Problem Description
Given a binary string s and a positive integer k, return the length of the longest subsequence of s that, when interpreted as a binary number, is less than or equal to k. (A subsequence is formed by deleting zero or more characters without changing the relative order. The subsequence may have leading zeroes, and the empty string is considered to equal 0.)
Key Insights
- A subsequence’s binary value is computed by treating the chosen bits (in order) as a binary number with the leftmost bit having the highest weight.
- Zeros are “free” in the sense that if they are placed in the most significant positions (to the left of any one), they do not contribute to the value.
- However, if a zero is inserted after a one, it increases the overall length and shifts the one(s) to higher (more significant) positions.
- To minimize the binary value while maximizing length, one would want to include as many characters as possible but “delay” the inclusion of ones (or use only a few ones) so that they fall in positions with lower weight.
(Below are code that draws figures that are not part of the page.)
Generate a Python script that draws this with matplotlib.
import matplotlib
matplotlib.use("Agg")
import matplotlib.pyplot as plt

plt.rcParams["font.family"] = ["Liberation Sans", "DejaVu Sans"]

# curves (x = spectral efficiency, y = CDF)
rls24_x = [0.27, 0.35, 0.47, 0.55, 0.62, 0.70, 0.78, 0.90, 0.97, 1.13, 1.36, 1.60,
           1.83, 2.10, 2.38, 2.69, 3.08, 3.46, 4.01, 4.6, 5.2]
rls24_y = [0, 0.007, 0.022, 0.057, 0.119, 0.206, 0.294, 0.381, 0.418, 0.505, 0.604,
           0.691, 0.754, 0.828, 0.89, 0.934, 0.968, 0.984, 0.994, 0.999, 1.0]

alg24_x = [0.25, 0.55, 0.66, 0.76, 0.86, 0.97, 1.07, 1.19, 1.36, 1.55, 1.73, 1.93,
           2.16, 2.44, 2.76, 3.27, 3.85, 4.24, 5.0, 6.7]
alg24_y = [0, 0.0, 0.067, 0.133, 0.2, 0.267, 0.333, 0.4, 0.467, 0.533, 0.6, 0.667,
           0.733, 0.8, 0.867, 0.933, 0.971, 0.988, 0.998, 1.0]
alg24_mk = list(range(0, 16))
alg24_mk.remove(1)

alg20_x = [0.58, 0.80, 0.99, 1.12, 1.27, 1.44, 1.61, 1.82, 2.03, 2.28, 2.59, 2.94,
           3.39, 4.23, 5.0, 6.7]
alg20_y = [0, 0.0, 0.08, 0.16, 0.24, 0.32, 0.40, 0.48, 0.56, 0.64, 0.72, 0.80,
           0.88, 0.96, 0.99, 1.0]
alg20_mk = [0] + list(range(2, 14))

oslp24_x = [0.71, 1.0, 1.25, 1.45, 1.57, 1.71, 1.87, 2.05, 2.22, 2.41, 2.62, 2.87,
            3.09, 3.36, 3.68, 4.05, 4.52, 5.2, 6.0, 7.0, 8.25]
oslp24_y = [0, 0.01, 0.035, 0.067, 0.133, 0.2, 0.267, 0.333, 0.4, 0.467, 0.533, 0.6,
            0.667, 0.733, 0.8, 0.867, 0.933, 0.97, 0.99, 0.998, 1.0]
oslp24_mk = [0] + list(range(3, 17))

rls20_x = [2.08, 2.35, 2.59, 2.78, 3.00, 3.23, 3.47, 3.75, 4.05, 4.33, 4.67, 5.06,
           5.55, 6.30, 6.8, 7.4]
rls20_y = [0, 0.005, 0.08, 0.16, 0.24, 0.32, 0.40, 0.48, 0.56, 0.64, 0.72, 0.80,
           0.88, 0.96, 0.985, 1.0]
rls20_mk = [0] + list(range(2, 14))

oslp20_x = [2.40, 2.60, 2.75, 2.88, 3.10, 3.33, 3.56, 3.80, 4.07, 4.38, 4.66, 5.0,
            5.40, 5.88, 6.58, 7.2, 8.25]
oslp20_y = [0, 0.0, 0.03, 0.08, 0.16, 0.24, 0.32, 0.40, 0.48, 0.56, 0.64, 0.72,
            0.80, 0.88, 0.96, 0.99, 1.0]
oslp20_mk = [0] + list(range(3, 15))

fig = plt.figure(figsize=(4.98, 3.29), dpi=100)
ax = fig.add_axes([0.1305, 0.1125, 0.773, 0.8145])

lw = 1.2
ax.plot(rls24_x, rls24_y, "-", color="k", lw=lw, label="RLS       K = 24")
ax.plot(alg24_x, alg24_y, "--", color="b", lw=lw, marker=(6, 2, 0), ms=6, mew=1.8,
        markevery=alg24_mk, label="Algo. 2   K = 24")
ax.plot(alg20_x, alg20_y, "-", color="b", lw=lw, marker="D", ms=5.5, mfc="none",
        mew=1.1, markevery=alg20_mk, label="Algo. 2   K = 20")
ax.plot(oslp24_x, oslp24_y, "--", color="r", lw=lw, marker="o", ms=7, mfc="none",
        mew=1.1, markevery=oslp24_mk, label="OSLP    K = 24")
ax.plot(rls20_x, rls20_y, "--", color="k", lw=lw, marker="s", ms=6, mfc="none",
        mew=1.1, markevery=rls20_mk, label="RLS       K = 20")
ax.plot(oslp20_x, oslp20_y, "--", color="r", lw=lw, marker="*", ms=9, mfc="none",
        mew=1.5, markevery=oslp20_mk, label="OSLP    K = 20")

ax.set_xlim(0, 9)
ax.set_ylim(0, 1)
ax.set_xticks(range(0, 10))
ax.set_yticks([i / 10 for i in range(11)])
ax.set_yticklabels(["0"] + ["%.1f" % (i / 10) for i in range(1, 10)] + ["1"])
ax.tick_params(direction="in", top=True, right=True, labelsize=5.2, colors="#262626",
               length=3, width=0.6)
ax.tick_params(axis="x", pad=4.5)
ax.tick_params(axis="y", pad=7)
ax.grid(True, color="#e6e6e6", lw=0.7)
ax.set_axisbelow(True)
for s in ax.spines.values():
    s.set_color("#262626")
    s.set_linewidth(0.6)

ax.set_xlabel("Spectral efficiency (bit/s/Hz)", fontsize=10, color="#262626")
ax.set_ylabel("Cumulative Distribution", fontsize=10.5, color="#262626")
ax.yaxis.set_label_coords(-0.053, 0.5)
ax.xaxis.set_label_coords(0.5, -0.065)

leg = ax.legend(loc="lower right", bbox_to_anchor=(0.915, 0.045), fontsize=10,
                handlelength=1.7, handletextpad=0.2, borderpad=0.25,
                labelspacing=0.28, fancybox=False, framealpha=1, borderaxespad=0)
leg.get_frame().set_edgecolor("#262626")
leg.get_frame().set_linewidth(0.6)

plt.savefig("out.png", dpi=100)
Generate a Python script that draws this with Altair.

- A useful approach is to use dynamic programming over the original string by processing s from left-to-right and keeping track, for each possible subsequence length, of the minimal binary value that can be achieved.
Space and Time Complexity
Time Complexity: O(n²), where n is the length of s
Space Complexity: O(n), for the DP array
Solution
We use a dynamic programming approach. Define dp[i] as the minimum possible value of some subsequence of s (chosen in order) having length i. Initially, dp[0] is 0 (the empty subsequence) and dp[i] for i ≥ 1 is set to INF (a value larger than any possible valid binary number given the constraints). Then, for each character in s (from left to right), we update dp in reverse order so that we extend all subsequences that have already been formed without interfering with the current iteration. When appending a character c to a subsequence that currently has value v and length L, the new value becomes (v * 2 + (c – '0')). We update dp[L+1] if the new value is ≤ k. Finally, the answer is the maximum length L for which dp[L] ≤ k. This works because by “optimally” tracking the minimum value achievable for each length, we know whether a subsequence of that length can be constructed with a value ≤ k.